The Food Galileo Had On His Grocery List

Grocery lists can be a window into someone's life, culture, and even their soul. They can tell you if someone values cooking meals at home or if they value convenience. Seeing some plant-based ground beef can tell you someone is worried about the planet. You can learn that Sylvia Plath liked to procrastinate by making apple pies (via Lithub). Or that Michelangelo liked tortellini and fish.

Galileo probably didn't think one of the things we would remember about his life was his grocery list. He was a pretty accomplished guy, which a nickname like "the father of modern science" probably tells you. When Galileo wasn't observing the stars or pioneering the laws of motion, History says he was also studying mathematics and philosophy. But all the high-minded work in the world won't stop a man from getting hungry, and even an Italian inventor gets the occasional snack craving. So it's pretty natural that he would scribble down a grocery list next to the more important science-related objects he needed to grab on his next run to whatever Renaissance Italy's version of Target was.

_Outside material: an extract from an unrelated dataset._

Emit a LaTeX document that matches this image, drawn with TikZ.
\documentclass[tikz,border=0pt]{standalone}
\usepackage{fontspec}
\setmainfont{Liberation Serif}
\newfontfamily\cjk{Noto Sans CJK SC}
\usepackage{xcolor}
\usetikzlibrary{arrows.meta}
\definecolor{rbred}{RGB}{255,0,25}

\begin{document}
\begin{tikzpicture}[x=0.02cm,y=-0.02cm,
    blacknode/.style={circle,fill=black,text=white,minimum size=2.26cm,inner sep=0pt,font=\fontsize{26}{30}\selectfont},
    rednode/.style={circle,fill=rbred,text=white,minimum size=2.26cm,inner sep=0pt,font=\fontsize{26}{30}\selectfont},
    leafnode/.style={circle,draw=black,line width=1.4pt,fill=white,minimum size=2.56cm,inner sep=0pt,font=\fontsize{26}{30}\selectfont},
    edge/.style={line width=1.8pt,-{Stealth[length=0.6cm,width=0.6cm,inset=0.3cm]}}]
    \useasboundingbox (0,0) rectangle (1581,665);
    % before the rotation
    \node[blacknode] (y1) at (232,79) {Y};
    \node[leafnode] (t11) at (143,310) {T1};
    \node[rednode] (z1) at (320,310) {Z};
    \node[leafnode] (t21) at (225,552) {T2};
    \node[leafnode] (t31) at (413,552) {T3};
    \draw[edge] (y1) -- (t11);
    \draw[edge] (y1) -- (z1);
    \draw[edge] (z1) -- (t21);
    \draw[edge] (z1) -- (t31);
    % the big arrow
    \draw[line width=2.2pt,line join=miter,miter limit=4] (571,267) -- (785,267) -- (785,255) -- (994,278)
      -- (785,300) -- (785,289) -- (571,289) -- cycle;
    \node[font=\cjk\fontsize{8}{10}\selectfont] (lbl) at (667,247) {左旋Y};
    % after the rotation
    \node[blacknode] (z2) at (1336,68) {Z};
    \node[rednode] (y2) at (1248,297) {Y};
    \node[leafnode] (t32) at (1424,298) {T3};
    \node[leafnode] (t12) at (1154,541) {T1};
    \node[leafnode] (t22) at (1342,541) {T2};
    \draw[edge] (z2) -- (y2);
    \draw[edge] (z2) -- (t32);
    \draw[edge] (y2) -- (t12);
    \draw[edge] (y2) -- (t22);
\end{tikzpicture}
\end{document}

Galileo had a craving for some Mediterranean classics

The most surprising thing about Galileo's grocery list, dated from November 1609, is how familiar it is. DigVenture shows us items you'd expect to find on a checklist of anyone shopping for some healthy Mediterranean dishes these days: Lentils, chickpeas, rice, and spelt, plus some oranges, sugar, spices, and jam. It sounds like he was most of the way to a tasty-sounding lentil soup. He also needed two artillery balls, crystals, and an organ, lest you start thinking your life is just like his.

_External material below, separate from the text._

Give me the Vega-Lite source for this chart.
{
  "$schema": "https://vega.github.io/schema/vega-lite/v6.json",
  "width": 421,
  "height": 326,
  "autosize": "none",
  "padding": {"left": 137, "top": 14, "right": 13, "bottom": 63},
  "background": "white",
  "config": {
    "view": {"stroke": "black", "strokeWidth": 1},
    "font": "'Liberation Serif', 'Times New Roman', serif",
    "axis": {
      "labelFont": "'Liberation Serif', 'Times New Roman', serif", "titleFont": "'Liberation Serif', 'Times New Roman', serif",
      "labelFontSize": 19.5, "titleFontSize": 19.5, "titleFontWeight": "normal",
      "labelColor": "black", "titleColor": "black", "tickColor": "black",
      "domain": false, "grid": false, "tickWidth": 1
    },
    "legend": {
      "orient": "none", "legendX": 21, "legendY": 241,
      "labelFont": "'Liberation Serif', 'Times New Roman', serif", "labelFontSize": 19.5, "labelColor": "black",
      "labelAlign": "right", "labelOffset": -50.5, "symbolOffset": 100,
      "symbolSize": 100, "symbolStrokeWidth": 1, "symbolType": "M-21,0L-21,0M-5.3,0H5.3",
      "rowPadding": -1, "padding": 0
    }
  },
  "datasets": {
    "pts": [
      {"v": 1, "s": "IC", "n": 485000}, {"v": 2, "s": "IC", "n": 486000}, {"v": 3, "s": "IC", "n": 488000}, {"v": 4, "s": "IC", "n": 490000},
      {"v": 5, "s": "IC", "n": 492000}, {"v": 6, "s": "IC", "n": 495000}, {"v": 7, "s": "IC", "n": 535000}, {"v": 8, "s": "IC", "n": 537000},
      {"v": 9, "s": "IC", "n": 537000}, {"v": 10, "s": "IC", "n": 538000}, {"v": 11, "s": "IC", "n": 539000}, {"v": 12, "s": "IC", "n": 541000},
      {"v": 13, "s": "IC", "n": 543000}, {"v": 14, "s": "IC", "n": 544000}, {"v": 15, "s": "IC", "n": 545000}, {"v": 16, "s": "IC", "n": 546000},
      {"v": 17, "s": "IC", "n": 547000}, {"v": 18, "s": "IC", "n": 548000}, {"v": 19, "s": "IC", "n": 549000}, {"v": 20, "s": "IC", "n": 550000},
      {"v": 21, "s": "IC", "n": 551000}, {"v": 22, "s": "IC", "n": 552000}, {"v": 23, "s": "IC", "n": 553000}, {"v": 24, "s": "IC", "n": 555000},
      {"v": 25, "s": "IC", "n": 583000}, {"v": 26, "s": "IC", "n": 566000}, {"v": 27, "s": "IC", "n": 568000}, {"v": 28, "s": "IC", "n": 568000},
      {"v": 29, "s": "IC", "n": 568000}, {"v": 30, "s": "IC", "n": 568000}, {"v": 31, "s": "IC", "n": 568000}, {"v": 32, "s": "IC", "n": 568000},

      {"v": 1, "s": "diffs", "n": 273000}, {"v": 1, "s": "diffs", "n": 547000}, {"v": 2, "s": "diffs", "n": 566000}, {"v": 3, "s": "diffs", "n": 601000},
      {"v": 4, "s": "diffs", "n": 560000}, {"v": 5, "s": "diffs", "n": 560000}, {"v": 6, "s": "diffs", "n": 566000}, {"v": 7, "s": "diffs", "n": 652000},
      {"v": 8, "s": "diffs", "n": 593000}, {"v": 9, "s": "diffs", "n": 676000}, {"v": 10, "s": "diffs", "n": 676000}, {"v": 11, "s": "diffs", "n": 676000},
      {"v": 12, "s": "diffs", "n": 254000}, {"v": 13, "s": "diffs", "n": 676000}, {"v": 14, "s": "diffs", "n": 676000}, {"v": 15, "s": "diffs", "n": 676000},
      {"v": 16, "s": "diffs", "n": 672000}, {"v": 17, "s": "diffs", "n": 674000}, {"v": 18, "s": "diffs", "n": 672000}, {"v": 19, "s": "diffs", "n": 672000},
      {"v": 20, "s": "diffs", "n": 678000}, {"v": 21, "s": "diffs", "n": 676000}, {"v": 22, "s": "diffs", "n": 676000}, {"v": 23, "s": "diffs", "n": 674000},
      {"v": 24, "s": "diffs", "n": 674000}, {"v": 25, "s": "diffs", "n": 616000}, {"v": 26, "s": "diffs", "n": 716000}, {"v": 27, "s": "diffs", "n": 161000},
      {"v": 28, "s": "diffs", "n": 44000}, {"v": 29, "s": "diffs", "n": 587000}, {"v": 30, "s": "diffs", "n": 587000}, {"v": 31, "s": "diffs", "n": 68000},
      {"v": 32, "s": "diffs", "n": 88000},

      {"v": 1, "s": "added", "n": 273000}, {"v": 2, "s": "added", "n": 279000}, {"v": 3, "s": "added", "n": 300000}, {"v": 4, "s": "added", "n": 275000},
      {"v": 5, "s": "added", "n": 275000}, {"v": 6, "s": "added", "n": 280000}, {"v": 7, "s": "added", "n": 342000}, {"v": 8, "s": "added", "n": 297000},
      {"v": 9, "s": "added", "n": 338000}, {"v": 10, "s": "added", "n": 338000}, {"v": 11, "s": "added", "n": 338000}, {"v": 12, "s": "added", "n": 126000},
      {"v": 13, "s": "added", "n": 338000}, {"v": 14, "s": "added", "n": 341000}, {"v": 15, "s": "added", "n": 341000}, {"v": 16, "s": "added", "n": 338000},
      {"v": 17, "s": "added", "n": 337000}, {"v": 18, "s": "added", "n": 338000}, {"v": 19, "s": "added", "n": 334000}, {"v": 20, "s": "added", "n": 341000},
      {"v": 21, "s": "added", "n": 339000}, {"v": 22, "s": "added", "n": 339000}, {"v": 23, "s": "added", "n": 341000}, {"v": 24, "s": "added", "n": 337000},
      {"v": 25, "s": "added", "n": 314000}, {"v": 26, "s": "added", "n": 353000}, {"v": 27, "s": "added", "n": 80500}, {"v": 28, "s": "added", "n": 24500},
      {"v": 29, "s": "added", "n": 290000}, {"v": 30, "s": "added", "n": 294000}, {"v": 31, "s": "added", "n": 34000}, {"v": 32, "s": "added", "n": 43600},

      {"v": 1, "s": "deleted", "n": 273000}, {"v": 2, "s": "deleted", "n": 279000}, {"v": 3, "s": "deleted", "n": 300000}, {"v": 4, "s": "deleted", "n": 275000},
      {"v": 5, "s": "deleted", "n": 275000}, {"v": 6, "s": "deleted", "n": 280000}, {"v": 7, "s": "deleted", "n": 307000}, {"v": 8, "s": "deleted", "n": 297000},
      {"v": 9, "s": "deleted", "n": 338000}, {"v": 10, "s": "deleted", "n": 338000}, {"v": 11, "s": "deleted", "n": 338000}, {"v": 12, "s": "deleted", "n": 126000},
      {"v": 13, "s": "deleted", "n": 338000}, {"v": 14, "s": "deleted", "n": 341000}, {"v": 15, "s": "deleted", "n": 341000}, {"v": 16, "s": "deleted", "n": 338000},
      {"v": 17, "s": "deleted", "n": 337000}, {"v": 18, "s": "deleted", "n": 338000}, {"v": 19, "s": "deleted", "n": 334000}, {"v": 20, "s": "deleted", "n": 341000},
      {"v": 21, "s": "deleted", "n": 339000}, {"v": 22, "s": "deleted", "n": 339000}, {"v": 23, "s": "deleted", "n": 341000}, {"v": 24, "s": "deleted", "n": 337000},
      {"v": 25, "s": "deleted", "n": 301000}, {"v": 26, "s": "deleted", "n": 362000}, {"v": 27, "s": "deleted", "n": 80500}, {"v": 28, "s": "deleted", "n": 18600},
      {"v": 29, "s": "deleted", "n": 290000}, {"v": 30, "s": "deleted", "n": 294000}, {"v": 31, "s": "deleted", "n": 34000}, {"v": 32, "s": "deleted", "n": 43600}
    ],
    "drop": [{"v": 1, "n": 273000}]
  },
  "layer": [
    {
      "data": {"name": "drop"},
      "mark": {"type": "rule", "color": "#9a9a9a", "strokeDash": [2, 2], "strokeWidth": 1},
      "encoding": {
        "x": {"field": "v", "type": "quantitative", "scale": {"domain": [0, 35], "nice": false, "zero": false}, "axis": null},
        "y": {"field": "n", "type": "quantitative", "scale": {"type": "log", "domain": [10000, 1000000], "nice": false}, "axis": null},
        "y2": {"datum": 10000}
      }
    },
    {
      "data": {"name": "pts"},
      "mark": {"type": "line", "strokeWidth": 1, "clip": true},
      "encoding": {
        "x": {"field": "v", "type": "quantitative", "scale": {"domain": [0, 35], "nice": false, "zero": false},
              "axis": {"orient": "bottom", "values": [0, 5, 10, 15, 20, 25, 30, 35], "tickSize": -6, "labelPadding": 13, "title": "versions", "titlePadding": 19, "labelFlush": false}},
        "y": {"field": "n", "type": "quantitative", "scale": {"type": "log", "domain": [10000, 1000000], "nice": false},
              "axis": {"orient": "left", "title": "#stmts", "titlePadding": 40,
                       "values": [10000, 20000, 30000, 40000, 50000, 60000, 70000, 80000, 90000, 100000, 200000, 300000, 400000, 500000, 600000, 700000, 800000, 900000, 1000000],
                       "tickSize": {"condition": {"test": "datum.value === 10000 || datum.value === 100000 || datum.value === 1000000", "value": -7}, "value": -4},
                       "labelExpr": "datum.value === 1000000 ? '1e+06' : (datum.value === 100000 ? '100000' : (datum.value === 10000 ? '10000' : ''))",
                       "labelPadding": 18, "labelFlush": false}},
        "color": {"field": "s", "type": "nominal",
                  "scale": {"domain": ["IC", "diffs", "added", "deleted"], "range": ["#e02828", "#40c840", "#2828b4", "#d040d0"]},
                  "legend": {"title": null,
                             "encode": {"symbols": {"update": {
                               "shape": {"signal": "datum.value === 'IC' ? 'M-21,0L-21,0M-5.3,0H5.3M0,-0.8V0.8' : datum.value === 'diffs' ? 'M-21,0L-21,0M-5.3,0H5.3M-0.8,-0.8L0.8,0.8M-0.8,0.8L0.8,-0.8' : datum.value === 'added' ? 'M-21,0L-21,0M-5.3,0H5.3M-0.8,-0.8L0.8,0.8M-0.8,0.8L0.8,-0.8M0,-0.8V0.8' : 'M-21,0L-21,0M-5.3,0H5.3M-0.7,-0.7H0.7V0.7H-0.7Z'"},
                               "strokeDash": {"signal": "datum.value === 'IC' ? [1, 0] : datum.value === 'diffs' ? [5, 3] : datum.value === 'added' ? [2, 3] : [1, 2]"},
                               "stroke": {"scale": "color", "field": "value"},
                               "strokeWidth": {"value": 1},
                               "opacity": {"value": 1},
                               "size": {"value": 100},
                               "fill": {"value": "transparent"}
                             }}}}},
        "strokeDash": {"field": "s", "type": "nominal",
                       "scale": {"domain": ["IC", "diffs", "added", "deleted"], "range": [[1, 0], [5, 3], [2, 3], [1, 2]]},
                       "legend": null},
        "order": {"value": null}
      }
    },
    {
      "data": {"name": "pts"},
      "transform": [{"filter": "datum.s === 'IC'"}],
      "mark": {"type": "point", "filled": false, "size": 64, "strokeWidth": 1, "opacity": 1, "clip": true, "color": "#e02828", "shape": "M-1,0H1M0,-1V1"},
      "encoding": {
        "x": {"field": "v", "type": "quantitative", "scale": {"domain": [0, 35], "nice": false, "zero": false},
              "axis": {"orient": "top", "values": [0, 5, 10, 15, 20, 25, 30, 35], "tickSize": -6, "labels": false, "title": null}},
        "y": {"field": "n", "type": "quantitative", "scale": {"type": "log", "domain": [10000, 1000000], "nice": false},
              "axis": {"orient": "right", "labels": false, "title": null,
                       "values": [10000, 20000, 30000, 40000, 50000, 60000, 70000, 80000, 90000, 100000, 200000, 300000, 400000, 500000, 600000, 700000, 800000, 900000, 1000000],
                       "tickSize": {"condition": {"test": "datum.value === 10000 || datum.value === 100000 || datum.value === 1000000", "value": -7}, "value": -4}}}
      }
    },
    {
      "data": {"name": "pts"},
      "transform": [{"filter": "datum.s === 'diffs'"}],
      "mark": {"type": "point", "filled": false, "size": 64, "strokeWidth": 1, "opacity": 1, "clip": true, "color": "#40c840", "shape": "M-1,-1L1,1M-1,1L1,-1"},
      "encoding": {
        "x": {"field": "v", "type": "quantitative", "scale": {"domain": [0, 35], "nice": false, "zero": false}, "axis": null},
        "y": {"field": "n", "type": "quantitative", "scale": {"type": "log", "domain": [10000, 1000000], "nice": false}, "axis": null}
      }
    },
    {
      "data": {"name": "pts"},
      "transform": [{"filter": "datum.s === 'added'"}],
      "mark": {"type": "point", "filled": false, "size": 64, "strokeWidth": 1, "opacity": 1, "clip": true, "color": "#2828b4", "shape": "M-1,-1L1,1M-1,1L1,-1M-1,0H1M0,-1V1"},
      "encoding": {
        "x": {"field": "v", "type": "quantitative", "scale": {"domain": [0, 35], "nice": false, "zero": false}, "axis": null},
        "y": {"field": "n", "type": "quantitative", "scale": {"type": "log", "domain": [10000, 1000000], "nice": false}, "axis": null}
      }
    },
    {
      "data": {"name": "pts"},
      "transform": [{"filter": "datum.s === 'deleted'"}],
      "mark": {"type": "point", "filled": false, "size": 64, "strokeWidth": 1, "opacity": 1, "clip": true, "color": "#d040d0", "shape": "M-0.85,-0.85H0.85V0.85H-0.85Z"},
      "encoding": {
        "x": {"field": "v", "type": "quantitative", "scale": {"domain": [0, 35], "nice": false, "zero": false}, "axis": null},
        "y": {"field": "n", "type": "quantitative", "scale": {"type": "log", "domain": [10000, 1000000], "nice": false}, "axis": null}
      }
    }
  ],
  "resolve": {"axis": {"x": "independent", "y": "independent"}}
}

Galileo's eating habits are a nice reminder that while our food continues to evolve due to technology or trends, so much of what we subsist on has a long history behind it. Bon Appétit says chickpeas have been grown in the Middle East for 10,000 years, and Roman orator Cicero was named for the legume that his family grew. A recipe for jam's ancestor, fruit preserves in honey, was found in the oldest surviving cookbook in the world, which Planting Seeds tells us was from another Roman named Marcus Gavius Apicius. Your breakfast may have been produced differently, but you are eating traditions passed down through generations. So yeah, maybe you do have more in common with Galileo than you think.